The Hardware Class

Each MIDI port or other hardware that can receive or transmit MIDI data is a Type A device. A Type A device is supported by one Type A driver, but a Type A driver can support any number of Type A devices. The Type A devices belong to the Type A driver. This means that if a card has two MIDI ports, and one driver is used to support both ports, that driver will belong to two hardware nodes.

The hardware class is used to represent Type A devices. In order for a Type A device to be recognized by RTMIDI, its Type A driver must register the device with RTMIDI. For each device registered, an instance of the hardware class is created.

A hardware node communicates with the Type A driver via inter-device-driver communication, or IDC calls. These are simple far (16:16) calls made from one driver to another, and the calling convention is defined by the drivers. (Inter-device-driver communication is described in detail in the Physical Device Driver Reference.)

The MIDI bytes from any messages that are sent to the hardware node are immediately transmitted to the Type A driver, and any data sent from the driver to RTMIDI is packaged into compound messages and forwarded.

When a hardware node is enabled, it tells the corresponding driver to open. This usually means attaching the IRQ and initializing the hardware.
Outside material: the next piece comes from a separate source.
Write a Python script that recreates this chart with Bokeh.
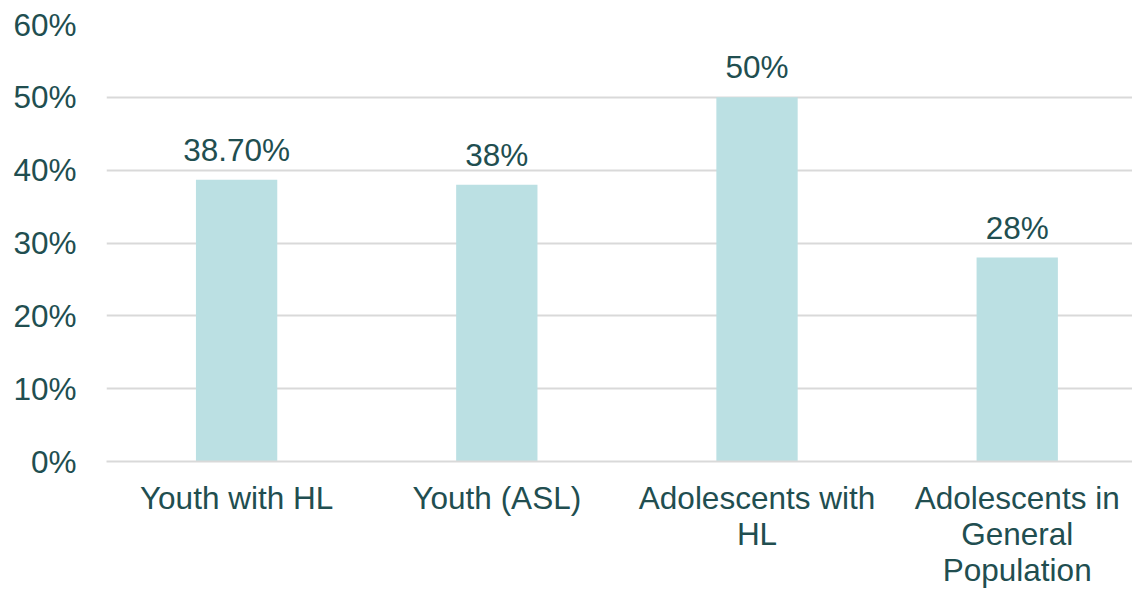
from bokeh.plotting import figure
from bokeh.models import ColumnDataSource, LabelSet, NumeralTickFormatter, FixedTicker, Range1d
from bokeh.core.properties import value
from bokeh.embed import file_html
from bokeh.resources import INLINE

categories = ["Youth with HL", "Youth (ASL)", "Adolescents with\nHL", "Adolescents in\nGeneral\nPopulation"]
values = [0.387, 0.38, 0.50, 0.28]
value_labels = ["38.70%", "38%", "50%", "28%"]
y_ticks = [0, 0.1, 0.2, 0.3, 0.4, 0.5, 0.6]

TEXT = "#214E50"
BAR = "#BBE0E3"
GRID = "#D9D9D9"
FONT = "Liberation Sans"
FS = "31.5px"

xs = list(range(len(categories)))
src = ColumnDataSource(dict(x=xs, top=values, lab=value_labels))

p = figure(width=1132, height=590, output_backend="svg", toolbar_location=None,
           x_range=Range1d(-0.5, 3.443), y_range=Range1d(0, 0.6),
           min_border_left=106, min_border_right=0, min_border_top=24, min_border_bottom=128)
p.outline_line_color = None
p.background_fill_color = "white"
p.border_fill_color = "white"

p.vbar(x="x", top="top", width=0.3125, bottom=0, source=src, fill_color=BAR, line_color=None)

labels = LabelSet(x="x", y="top", text="lab", source=src, y_offset=19,
                  text_align="center", text_baseline="alphabetic",
                  text_font=value(FONT), text_font_size=value(FS), text_color=value(TEXT))
p.add_layout(labels)

# y axis
p.yaxis.ticker = FixedTicker(ticks=y_ticks)
p.yaxis.formatter = NumeralTickFormatter(format="0%")
p.yaxis.axis_line_color = None
p.yaxis.major_tick_line_color = None
p.yaxis.minor_tick_line_color = None
p.yaxis.major_label_standoff = 24
p.yaxis.major_label_text_font = FONT
p.yaxis.major_label_text_font_size = FS
p.yaxis.major_label_text_color = TEXT

# x axis
p.xaxis.ticker = FixedTicker(ticks=xs)
p.xaxis.major_label_overrides = {i: c for i, c in zip(xs, categories)}
p.xaxis.axis_line_color = GRID
p.xaxis.axis_line_width = 2
p.xaxis.major_tick_line_color = None
p.xaxis.minor_tick_line_color = None
p.xaxis.major_label_standoff = 12
p.xaxis.major_label_text_font = FONT
p.xaxis.major_label_text_font_size = FS
p.xaxis.major_label_text_color = TEXT
p.xaxis.major_label_text_line_height = 1.0

p.xgrid.grid_line_color = None
p.ygrid.grid_line_color = GRID
p.ygrid.grid_line_width = 2

open("out.html", "w").write(file_html(p, INLINE))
RTMIDI supports the concept of instance names. During Type A registration, the Type A driver tells RTMIDI what the name of the Type A device is. This is typically more descriptive than the eight-byte name stored in the Type A driver's device header. For instance, the MPU-401 driver's device name is "MPU401$", but its instance name is "MPU-401 #1 (I/O=0330, IRQ=05)". If the name already exists, an error is returned, and the driver can either pick another name and try again, or fail to load.